Numbness of the heart and mind
Nothing much to write today.
I applied for the Bon Odori.
I’m going for yoga tonight to relax the mind and body.
Idiot of a writer is still a pain.
Oh, and I'm meeting Kev this Thursday. Haven't seen him in donkey years, I think.
Woke up to
…: ‘Three times a lady’ by Kenny Rogers
: ‘Zuraya’ by Zuraya
An Ipohrian chick. Very nice. But not popular. In fact, I cannot find her album anywhere anymore. Thank God I bought my own copy. Phew… but need to contact SONY or EMI about where she is now… I think she’s good. Hope she’s still performing.
: Numb. Nothing could change…
I didn't lose my mind, it was mine to give away
I’m beginning to wonder if half the time I have a ritual cold war with my mom is because I was spoiling for a fight…
I mean, I knew at the back and front of my mind that if I talk, if I made any expressions, if I was too particular over something, if I was too negligent, if I was too lazy, if I was too indifferent, that all these would trigger one off. But I can only hold my guard for that long.
So once in awhile, I let down my guard, because I was tired of being over-wary and frustrated for not being able to express my feelings. Which always lands me in trouble, because she cannot accept the things I feel and say, oft times. And I hate the fact that I always have to be the one to hold back.
When ‘Reflection’ came out, I felt the words resound in me. It was me
Look at me
You may think you see who I really am
But you'll never know me
it's as if I play a part
Now I see if I wear a mask
I can fool the world
but I cannot fool my heart
Who is that girl I see?
Staring straight back at me
When will my reflection show
Who I am inside?
Only difference is, while Mulan was talking about hiding what she a girl can do, I am talking about me not being able to be the person that I really am, with my mom.
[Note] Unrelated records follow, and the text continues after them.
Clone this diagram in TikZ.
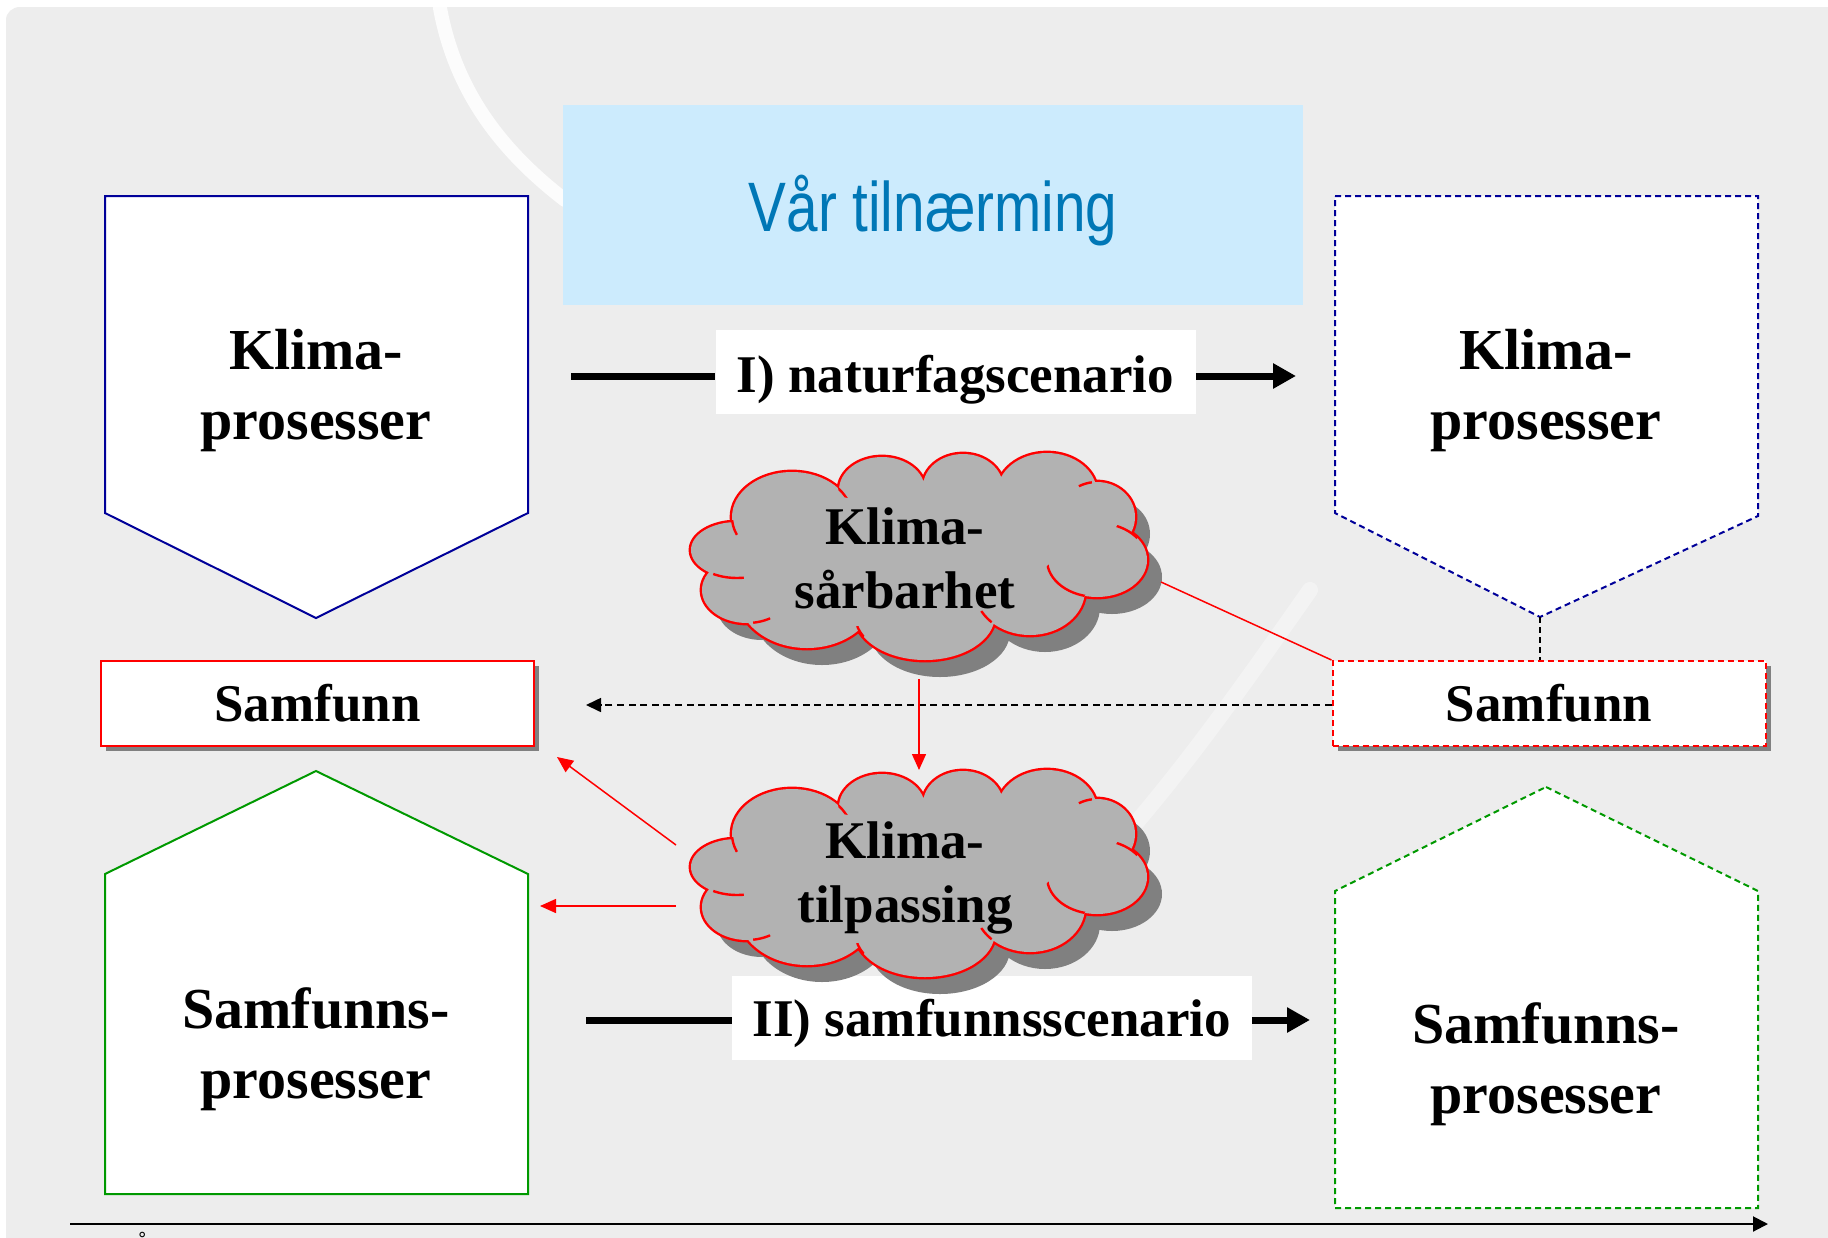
\documentclass[tikz,border=0pt]{standalone}
\usepackage{fontspec}
\setmainfont{Liberation Serif}
\newfontfamily\titlefont{Liberation Sans}
\usepackage{graphicx}
\usetikzlibrary{arrows.meta,shadows}
\definecolor{bg}{HTML}{EDEDED}
\definecolor{navyb}{HTML}{000099}
\definecolor{grn}{HTML}{009900}
\definecolor{ttl}{HTML}{0077B6}
\definecolor{ttlbg}{HTML}{CCEBFD}
\definecolor{cloudfill}{HTML}{B2B2B2}
\definecolor{cloudshadow}{HTML}{808080}
\newcommand\cloudlist{112/77/60/45, 202/50/43/33, 283/47/40/33, 367/53/50/40, 417/77/38/35, 417/120/50/37, 350/150/55/45, 245/175/70/45, 127/153/70/55, 67/150/45/33, 57/110/46/28, 235/115/180/68}
\newcommand\innerlist{112/77/60/45/53/88/8, 57/110/46/28/48/140/16, 67/150/45/33/82/182/9, 245/175/70/45/178/193/7, 350/150/55/45/305/178/8, 417/120/50/37/385/142/24, 417/120/50/37/447/92/12, 112/77/60/45/168/48/10, 417/77/38/35/405/43/7}
\newcommand\drawcloud[3]{%
  \begin{scope}[shift={(#1,#2)}]
    \fill[cloudshadow] \foreach \cx/\cy/\rx/\ry in \cloudlist {(\cx+15,\cy+17) ellipse [x radius=\rx, y radius=\ry]};
    \draw[red, line width=2.4pt] \foreach \cx/\cy/\rx/\ry in \cloudlist {(\cx,\cy) ellipse [x radius=\rx, y radius=\ry]};
    \fill[cloudfill] \foreach \cx/\cy/\rx/\ry in \cloudlist {(\cx,\cy) ellipse [x radius=\rx, y radius=\ry]};
    \foreach \cx/\cy/\rx/\ry/\kx/\ky/\kr in \innerlist {
      \begin{scope}
        \clip (\kx,\ky) circle [radius=\kr];
        \draw[red, line width=1.2pt] (\cx,\cy) ellipse [x radius=\rx, y radius=\ry];
      \end{scope}
    }
    \coordinate (#3) at (228,115);
  \end{scope}}
\begin{document}
\begin{tikzpicture}[x=0.5pt,y=-0.5pt,
  bigtxt/.style={font=\bfseries\fontsize{29}{35}\selectfont, align=center},
  lbltxt/.style={font=\bfseries\fontsize{26.5}{32}\selectfont, align=center},
  dsh/.style={dash pattern=on 3pt off 2pt},
  boxline/.style={line width=1pt, fill=white},
  samfbox/.style={lbltxt, draw=red, line width=1pt, fill=white, minimum width=216.5pt, minimum height=42.5pt, inner sep=0pt,
     drop shadow={shadow xshift=2.5pt, shadow yshift=-2.5pt, fill=cloudshadow, opacity=1}},
  scenlabel/.style={lbltxt, fill=white, inner sep=0pt, minimum height=42pt},
  thickarrow/.style={line width=3.5pt, -{Triangle[length=11.5pt,width=12pt]}},
  thinred/.style={red, line width=0.75pt, -{Triangle[length=8pt,width=7pt]}},
  cloudtxt/.style={font=\bfseries\fontsize{26.5}{32}\selectfont, align=center}]
\useasboundingbox (0,0) rectangle (1828,1238);
% background
\fill[white] (0,0) rectangle (1828,1238);
\fill[bg] (6,20) to[out=90,in=180] (20,7) -- (1828,7) -- (1828,1238) -- (6,1238) -- cycle;
\draw[white, line width=7pt, opacity=0.85, line cap=round] (440,8) .. controls (455,90) and (500,150) .. (565,200);
\draw[white, line width=8pt, opacity=0.35, line cap=round] (1310,590) .. controls (1240,690) and (1190,760) .. (1130,830);

% title
\node[fill=ttlbg, minimum width=370pt, minimum height=100pt, inner sep=0pt] (titlebox) at (933,205) {};
\node[anchor=base, text=ttl, font=\titlefont\fontsize{35}{40}\selectfont, inner sep=0pt] (title) at (933,231) {\scalebox{0.81}[1]{Vår tilnærming}};

% left top pentagon (blue)
\draw[navyb, boxline] (105,196) -- (528,196) -- (528,513) -- (316,618) -- (105,513) -- cycle;
\coordinate (kp1tip) at (316,618);
\node[bigtxt] (kp1) at (316,391) {Klima-\\prosesser};

% right top pentagon (blue dashed)
\draw[navyb, boxline, dsh] (1335,196) -- (1758,196) -- (1758,516) -- (1540,617) -- (1335,513) -- cycle;
\coordinate (kp2tip) at (1540,617);
\node[bigtxt] (kp2) at (1546,391) {Klima-\\prosesser};

% left bottom pentagon (green)
\draw[grn, boxline] (316,771) -- (528,874) -- (528,1194) -- (105,1194) -- (105,874) -- cycle;
\node[bigtxt] (sp1) at (316,1049) {Samfunns-\\prosesser};

% right bottom pentagon (green dashed)
\draw[grn, boxline, dsh] (1546,787) -- (1758,891) -- (1758,1208) -- (1335,1208) -- (1335,891) -- cycle;
\node[bigtxt] (sp2) at (1546,1064) {Samfunns-\\prosesser};

% Samfunn boxes
\node[samfbox] (sam1) at (317.5,703.5) {Samfunn};
\node[samfbox, dsh] (sam2) at (1549,703.5) {Samfunn};

% vertical dashed from right pentagon to Samfunn
\draw[black, line width=0.8pt, dash pattern=on 3pt off 2pt] (kp2tip) -- (kp2tip |- sam2.north);

% dashed arrow Samfunn right -> left
\coordinate (dashend) at (586,705);
\draw[black, line width=0.8pt, dash pattern=on 3.5pt off 2.3pt, -{Triangle[length=7.5pt,width=7pt]}] (sam2.west |- dashend) -- (dashend);

% scenario I
\node[scenlabel, minimum width=240pt, text height=25pt, text depth=4.3pt] (scenI) at (955.5,372) {I) naturfagscenario};
\coordinate (sIstart) at (571,376);
\coordinate (sIend) at (1296,376);
\draw[line width=3.5pt] (sIstart) -- (sIstart -| scenI.west);
\draw[thickarrow] (sIend -| scenI.east) -- (sIend);

% scenario II
\node[scenlabel, minimum width=260pt, text height=23pt, text depth=4.3pt] (scenII) at (992,1018) {II) samfunnsscenario};
\coordinate (sIIstart) at (586,1020);
\coordinate (sIIend) at (1310,1020);
\draw[line width=3.5pt] (sIIstart) -- (sIIstart -| scenII.west);
\draw[thickarrow] (sIIend -| scenII.east) -- (sIIend);

% clouds
\drawcloud{680}{440}{c1}
\node[cloudtxt] (cloud1) at (905,558) {Klima-\\sårbarhet};
\drawcloud{680}{757}{c2}
\node[cloudtxt] (cloud2) at (905,878) {Klima-\\tilpassing};

% red connectors
\coordinate (c1bot) at (919,679);
\coordinate (c2top) at (919,770);
\draw[thinred] (c1bot) -- (c2top);
\coordinate (c1right) at (1161,582);
\draw[red, line width=0.75pt] (c1right) -- (sam2.north west);
\coordinate (c2a) at (676,845);
\coordinate (c2b) at (676,906);
\coordinate (s1a) at (557,757);
\coordinate (s1b) at (540,906);
\draw[thinred] (c2a) -- (s1a);
\draw[thinred] (c2b) -- (s1b);

% time axis
\coordinate (axstart) at (70,1224);
\coordinate (axend) at (1768,1224);
\draw[line width=1pt, -{Triangle[length=7.5pt,width=7.5pt]}] (axstart) -- (axend);
\node[anchor=base, font=\fontsize{14}{16}\selectfont, inner sep=0pt] (aar) at (142,1252) {å};
\end{tikzpicture}
\end{document}
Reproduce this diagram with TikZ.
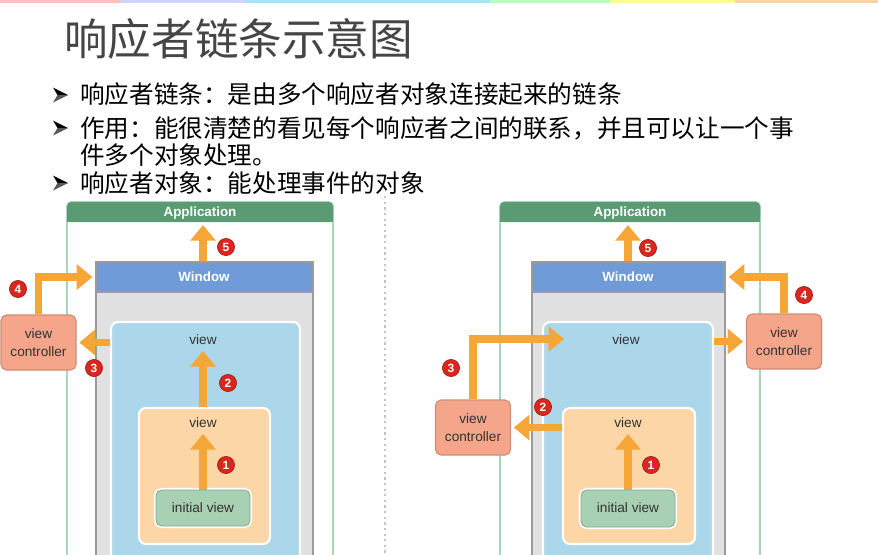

The happiest time of my life was when I was in Perth. There, I could be my own person. But even then, it was hard to come out of myself because I’ve been too conditioned to be who I am today. Wary, cynical, isolationist, lurker, masked.
Yes, little hawk. It is time to fly.
Woke up to
…: ‘Where do broken hearts go’ by Whitney Houston
: Reflecting inwards, trying to figure out who I am
…: Sign up for Bon Odori
There comes a point in time when a woman knows when she is alone, utterly alone in her daily toils and trials. No amount of sympathy or condolences express can ease the burden or the knowledge that she still has her cross to bear.
All the kindred spirits and best friends and similar-condition persons can congregate and offer their verbal support and sympathies. But the fact of the matter is, the existing problem is hers and hers alone. That is why, it sometimes is meaningless to talk about, or share, what is wrong.
It is not out of desire to look like a martyr. No, I firmly protest. It is not to make the other person feel guilty or helpless. It is not to make them feel how proud and brave you are. It is not so that they can whisper behind your back and talk about how nobly you carry the weight or burden.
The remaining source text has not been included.